- _WHAT IS BEING ASKED_: Look at the data below and print exactly the lines from its first line through the line with "(0,0) rectangle (383,589);"; the pictures stay out of the copy.

- _INFORMATION SUPPLIED_:

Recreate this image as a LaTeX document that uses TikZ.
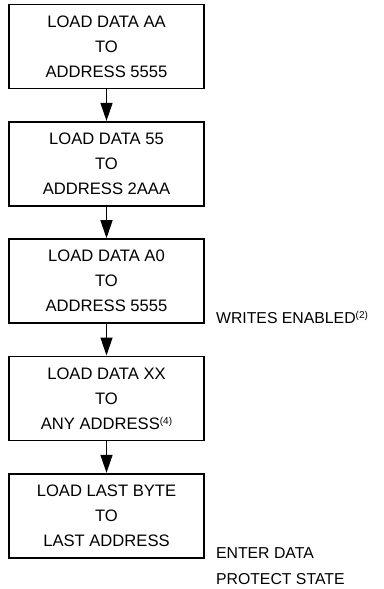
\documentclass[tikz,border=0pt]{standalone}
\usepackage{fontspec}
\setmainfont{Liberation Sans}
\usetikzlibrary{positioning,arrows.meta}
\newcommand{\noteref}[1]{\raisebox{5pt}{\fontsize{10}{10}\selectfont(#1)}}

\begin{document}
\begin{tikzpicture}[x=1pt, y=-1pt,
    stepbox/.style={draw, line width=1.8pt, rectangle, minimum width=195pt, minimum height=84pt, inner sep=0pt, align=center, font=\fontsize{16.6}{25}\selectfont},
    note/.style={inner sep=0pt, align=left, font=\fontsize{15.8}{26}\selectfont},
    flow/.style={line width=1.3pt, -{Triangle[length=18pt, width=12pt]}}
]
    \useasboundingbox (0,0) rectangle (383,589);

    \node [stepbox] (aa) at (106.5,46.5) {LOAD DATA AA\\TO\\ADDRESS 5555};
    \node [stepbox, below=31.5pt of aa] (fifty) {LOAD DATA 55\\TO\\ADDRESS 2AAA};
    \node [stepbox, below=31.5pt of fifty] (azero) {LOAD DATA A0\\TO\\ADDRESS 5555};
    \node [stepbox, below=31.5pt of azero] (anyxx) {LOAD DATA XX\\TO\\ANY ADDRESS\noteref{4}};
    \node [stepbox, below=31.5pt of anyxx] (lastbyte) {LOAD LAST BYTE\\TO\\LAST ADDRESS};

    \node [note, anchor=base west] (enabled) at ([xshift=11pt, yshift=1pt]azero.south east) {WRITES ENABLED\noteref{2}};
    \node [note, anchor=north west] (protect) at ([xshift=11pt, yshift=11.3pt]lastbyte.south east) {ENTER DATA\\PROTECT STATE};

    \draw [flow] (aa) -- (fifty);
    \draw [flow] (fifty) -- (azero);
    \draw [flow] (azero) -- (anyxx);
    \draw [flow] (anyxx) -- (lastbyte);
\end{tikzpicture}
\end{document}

- _SOLUTION TO THIS EXERCISE_:
Recreate this image as a LaTeX document that uses TikZ.
\documentclass[tikz,border=0pt]{standalone}
\usepackage{fontspec}
\setmainfont{Liberation Sans}
\usetikzlibrary{positioning,arrows.meta}
\newcommand{\noteref}[1]{\raisebox{5pt}{\fontsize{10}{10}\selectfont(#1)}}

\begin{document}
\begin{tikzpicture}[x=1pt, y=-1pt,
    stepbox/.style={draw, line width=1.8pt, rectangle, minimum width=195pt, minimum height=84pt, inner sep=0pt, align=center, font=\fontsize{16.6}{25}\selectfont},
    note/.style={inner sep=0pt, align=left, font=\fontsize{15.8}{26}\selectfont},
    flow/.style={line width=1.3pt, -{Triangle[length=18pt, width=12pt]}}
]
    \useasboundingbox (0,0) rectangle (383,589);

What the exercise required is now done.